Pakistan is set to host a key review delegation from the International Monetary Fund (IMF) starting tomorrow, as the global lender begins its third half-yearly assessment under the ongoing loan programme.

According to officials at the Ministry of Finance, the IMF mission will remain in the country until March 11. The review process will unfold in two phases, beginning with technical-level discussions in Karachi before moving to policy-level talks in Islamabad. During the visit, the delegation will assess Pakistan’s economic performance for the first half of the current fiscal year, spanning July to December, and hold consultations on the fiscal roadmap for 2026–27.

Focus on Fiscal Framework and Budget Planning

The discussions will center on key elements of the upcoming federal budget, including revenue projections, expenditure management, and coordination with provincial governments on the broader fiscal framework. Officials indicated that while most structural and quantitative benchmarks have been achieved, tax revenue collection remains a major area of concern.

Sources in the Finance Ministry revealed that the IMF will examine progress on fiscal reforms, energy sector restructuring, and governance measures. Anti-corruption initiatives and reforms in institutional appointments — including procedures related to the National Accountability Bureau (NAB) — are also expected to come under scrutiny.

Tax Shortfall Remains a Challenge

Despite improvements in several macroeconomic indicators, the Federal Board of Revenue (FBR) has struggled to meet its revenue targets. In the first six months of the fiscal year, the FBR recorded a shortfall of Rs329 billion, which widened to Rs372 billion over seven months.

The annual tax collection target has already been revised downward from Rs14,131 billion to Rs13,979 billion. Officials confirmed that a proposal to further rationalize the annual target is under consideration. Authorities are also counting on additional revenue from the super tax to bridge part of the gap.

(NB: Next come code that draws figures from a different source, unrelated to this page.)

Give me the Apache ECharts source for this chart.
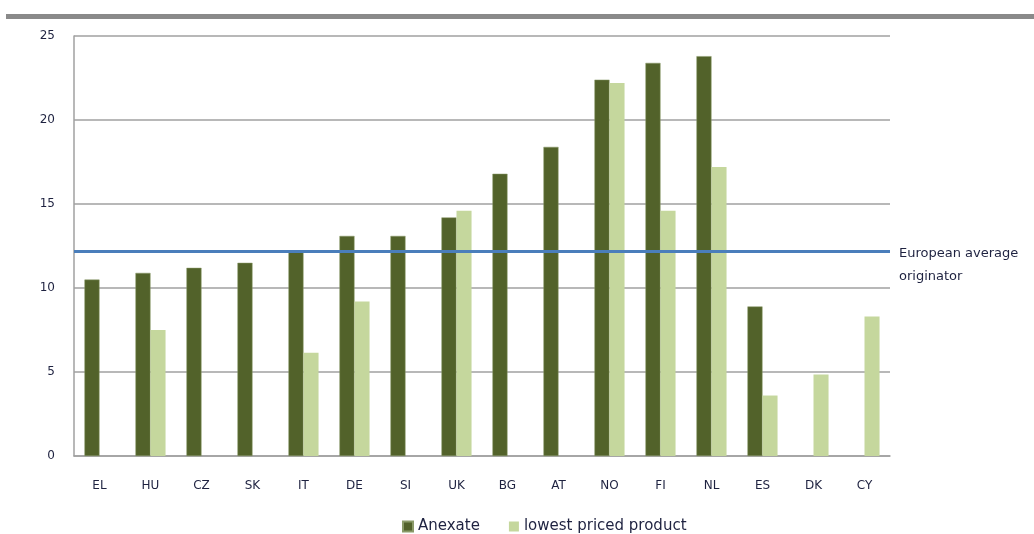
<!DOCTYPE html>
<html>
<head>
<meta charset="utf-8">
<script src="https://cdn.jsdelivr.net/npm/echarts@6/dist/echarts.min.js"></script>
<style>html,body{margin:0;padding:0;background:#fff}#c{width:1034px;height:534px}</style>
</head>
<body>
<div id="c"></div>
<script>
var categories = ['EL','HU','CZ','SK','IT','DE','SI','UK','BG','AT','NO','FI','NL','ES','DK','CY'];
var anexate = [10.5, 10.9, 11.2, 11.5, 12.2, 13.1, 13.1, 14.2, 16.8, 18.4, 22.4, 23.4, 23.8, 8.9, null, null];
var lowestPriced = [null, 7.5, null, null, 6.15, 9.2, null, 14.6, null, null, 22.2, 14.6, 17.2, 3.6, 4.85, 8.3];
var europeanAverage = 12.17;
var yTicks = [0, 5, 10, 15, 20, 25];

var font = 'DejaVu Sans';
var chart = echarts.init(document.getElementById('c'));
chart.setOption({
  animation: false,
  backgroundColor: '#fff',
  textStyle: { fontFamily: font },
  graphic: [
    { type: 'rect', shape: { x: 6, y: 14, width: 1028, height: 5 }, style: { fill: '#8a8a8a' } }
  ],
  grid: { left: 74, right: 144, top: 36, bottom: 78 },
  legend: {
    data: ['Anexate', 'lowest priced product'],
    top: 514,
    left: 397,
    itemWidth: 10,
    itemHeight: 10,
    itemGap: 29,
    icon: 'rect',
    textStyle: { fontSize: 15, color: '#1e2240', fontFamily: font }
  },
  xAxis: {
    type: 'category',
    data: categories,
    axisLine: { lineStyle: { color: '#a0a0a0', width: 1.5 } },
    axisTick: { show: false },
    axisLabel: { color: '#1e2240', fontSize: 12, margin: 24 }
  },
  yAxis: {
    type: 'value',
    min: yTicks[0],
    max: yTicks[yTicks.length - 1],
    interval: 5,
    axisLine: { show: true, lineStyle: { color: '#a0a0a0', width: 1.5 } },
    axisTick: { show: false },
    splitLine: { lineStyle: { color: '#a0a0a0', width: 1.5 } },
    axisLabel: { color: '#1e2240', fontSize: 12, margin: 19 }
  },
  series: [
    {
      name: 'Anexate',
      type: 'bar',
      data: anexate,
      barGap: '0%',
      barCategoryGap: '41%',
      itemStyle: { color: '#52622a', borderColor: '#8a9a68', borderWidth: 0.5 },
      markLine: {
        silent: true,
        symbol: 'none',
        data: [{ yAxis: europeanAverage }],
        lineStyle: { color: '#4a7ebb', width: 3, type: 'solid' },
        label: {
          show: true,
          position: 'end',
          distance: 9,
          formatter: 'European average\noriginator',
          color: '#1e2240',
          fontSize: 13,
          lineHeight: 23,
          align: 'left',
          verticalAlign: 'top',
          offset: [0, -9]
        }
      }
    },
    {
      name: 'lowest priced product',
      type: 'bar',
      data: lowestPriced,
      itemStyle: { color: '#c5d79d' }
    }
  ]
});
</script>
</body>
</html>
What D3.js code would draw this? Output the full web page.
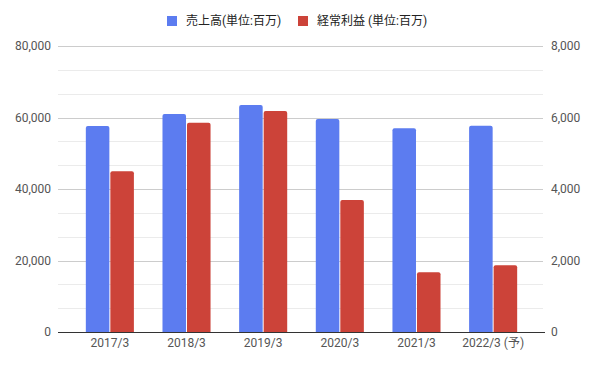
<!DOCTYPE html>
<html>
<head>
<meta charset="utf-8">
<script src="https://cdn.jsdelivr.net/npm/d3@7"></script>
<style>
  body { margin: 0; background: #fff; }
  text { font-family: Roboto, "Noto Sans CJK JP", sans-serif; }
</style>
</head>
<body>
<div id="chart"></div>
<script>
// Data
const years = ["2017/3", "2018/3", "2019/3", "2020/3", "2021/3", "2022/3 (予)"];
const sales = [57600, 61000, 63500, 59600, 57000, 57700];       // 売上高, left axis
const profit = [4500, 5850, 6180, 3690, 1670, 1870];             // 経常利益, right axis
const leftTicks = [0, 20000, 40000, 60000, 80000];
const rightTicks = [0, 2000, 4000, 6000, 8000];
const seriesNames = ["売上高(単位:百万)", "経常利益 (単位:百万)"];

// Dimensions
const width = 596;
const height = 368;
const margin = { top: 46, right: 53, bottom: 36, left: 58 };

const svg = d3.select("#chart").append("svg")
  .attr("width", width)
  .attr("height", height);

const colors = ["#5c7cf0", "#cc4339"];

// Scales
const x0 = d3.scaleBand()
  .domain(years)
  .range([margin.left + 1, width - margin.right + 1])
  .paddingInner(0.373)
  .paddingOuter(0.35);

const x1 = d3.scaleBand()
  .domain([0, 1])
  .range([0, x0.bandwidth()])
  .paddingInner(0.04);

const yLeft = d3.scaleLinear()
  .domain([0, 80000])
  .range([height - margin.bottom, margin.top]);

const yRight = d3.scaleLinear()
  .domain([0, 8000])
  .range([height - margin.bottom, margin.top]);

// Minor gridlines (3 per major step)
const minor = d3.range(0, 80001, 20000 / 3);
svg.append("g")
  .selectAll("line")
  .data(minor)
  .enter()
  .append("line")
    .attr("x1", margin.left)
    .attr("x2", width - margin.right)
    .attr("y1", d => Math.round(yLeft(d)) + 0.5)
    .attr("y2", d => Math.round(yLeft(d)) + 0.5)
    .attr("stroke", "#ebebeb");

// Major gridlines
svg.append("g")
  .selectAll("line")
  .data(leftTicks.slice(1))
  .enter()
  .append("line")
    .attr("x1", margin.left)
    .attr("x2", width - margin.right)
    .attr("y1", d => Math.round(yLeft(d)) + 0.5)
    .attr("y2", d => Math.round(yLeft(d)) + 0.5)
    .attr("stroke", "#cccccc");

// Left axis labels
const fmt = d3.format(",");
svg.append("g")
  .attr("transform", `translate(${margin.left - 4}, 0)`)
  .call(d3.axisLeft(yLeft).tickValues(leftTicks).tickFormat(fmt).tickSize(0))
  .call(g => g.select(".domain").remove())
  .selectAll("text")
    .attr("fill", "#555")
    .attr("font-size", 12)
    .attr("font-family", "Roboto, sans-serif");

// Right axis labels
svg.append("g")
  .attr("transform", `translate(${width - margin.right + 5}, 0)`)
  .call(d3.axisRight(yRight).tickValues(rightTicks).tickFormat(fmt).tickSize(0))
  .call(g => g.select(".domain").remove())
  .selectAll("text")
    .attr("fill", "#555")
    .attr("font-size", 12)
    .attr("font-family", "Roboto, sans-serif");

// Bars
const rows = years.map((y, i) => ({ year: y, vals: [sales[i], profit[i]] }));
const gYear = svg.append("g")
  .selectAll("g")
  .data(rows)
  .enter()
  .append("g")
    .attr("transform", d => `translate(${x0(d.year)},0)`);

gYear.selectAll("path")
  .data(d => d.vals.map((v, k) => ({ k, v })))
  .enter()
  .append("path")
    .attr("fill", d => colors[d.k])
    .attr("d", d => {
      const sc = d.k === 0 ? yLeft : yRight;
      const bx = x1(d.k), bw = x1.bandwidth();
      const top = sc(d.v), bot = sc(0), r = 2;
      return `M${bx},${bot}V${top + r}Q${bx},${top} ${bx + r},${top}H${bx + bw - r}Q${bx + bw},${top} ${bx + bw},${top + r}V${bot}Z`;
    });

// Baseline
svg.append("line")
  .attr("x1", margin.left)
  .attr("x2", width - margin.right + 2)
  .attr("y1", yLeft(0) + 0.5)
  .attr("y2", yLeft(0) + 0.5)
  .attr("stroke", "#333");

// X axis labels
svg.append("g")
  .attr("transform", `translate(0, ${height - margin.bottom + 3})`)
  .call(d3.axisBottom(x0).tickSize(0))
  .call(g => g.select(".domain").remove())
  .selectAll("text")
    .attr("fill", "#555")
    .attr("font-size", 12)
    .attr("font-family", "Roboto, 'Noto Sans CJK JP', sans-serif");

// Legend
const legendX = [167, 298];
const legend = svg.append("g");
seriesNames.forEach((name, i) => {
  legend.append("rect")
    .attr("x", legendX[i])
    .attr("y", 16)
    .attr("width", 10)
    .attr("height", 10)
    .attr("fill", colors[i]);
  legend.append("text")
    .attr("x", legendX[i] + 19)
    .attr("y", 21)
    .attr("dominant-baseline", "central")
    .attr("font-size", 12)
    .attr("fill", "#222")
    .text(name);
});
</script>
</body>
</html>
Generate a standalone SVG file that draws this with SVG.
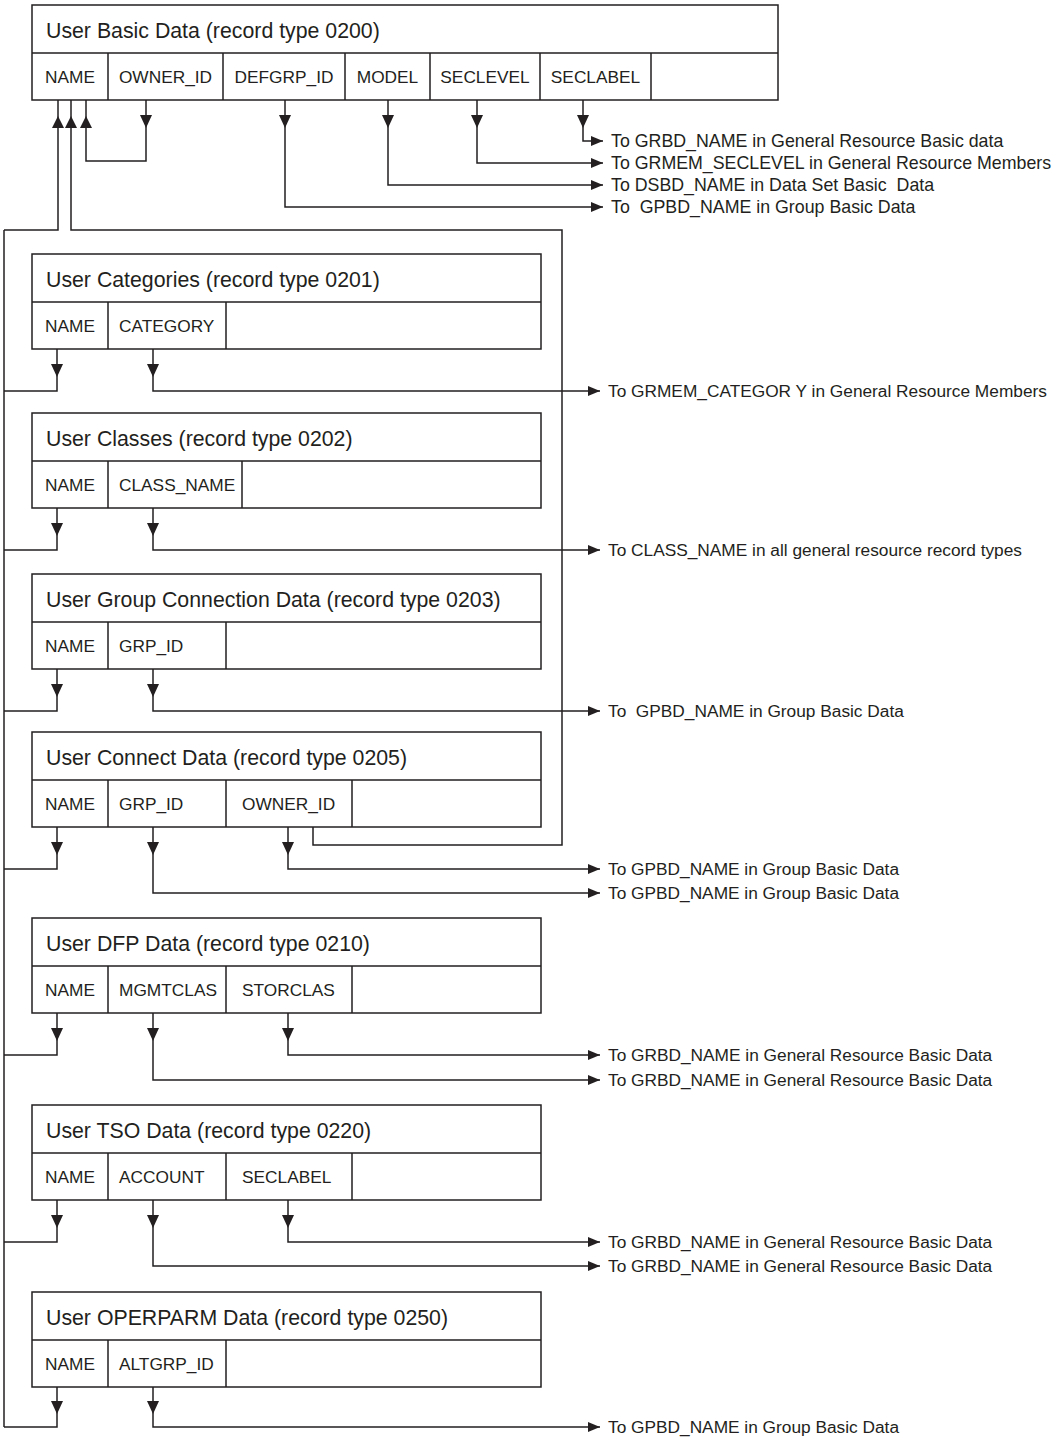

However, the government maintains that the overall IMF programme remains on track, even in the face of economic pressures and challenges, including the impact of recent floods.

Macroeconomic Indicators Show Stability

According to Finance Ministry data, Pakistan achieved a primary fiscal surplus of approximately 1.3 percent of GDP during the review period. Provincial governments collectively generated a cash surplus of Rs1,180 billion and successfully met their respective tax collection targets.

The current account balance remained in surplus, while foreign exchange reserves stayed above the programme’s stipulated threshold. Large-scale manufacturing recorded growth of around 6 percent between July and November, signaling a modest recovery in industrial activity.

Inflation trends, exchange rate stability, and social protection measures will also be evaluated during the review. The government is expected to brief the IMF mission on steps taken to strengthen transparency, including reforms aimed at curbing corruption within tax administration and advancing plans for public disclosure of asset declarations by government officials.

Ongoing Loan Programme

The current review is part of Pakistan’s broader engagement with the IMF under the $7 billion Extended Fund Facility (EFF) and the $1.4 billion Resilience and Sustainability Facility (RSF). Together, the programmes amount to $8.4 billion, of which Pakistan has so far received $3.3 billion.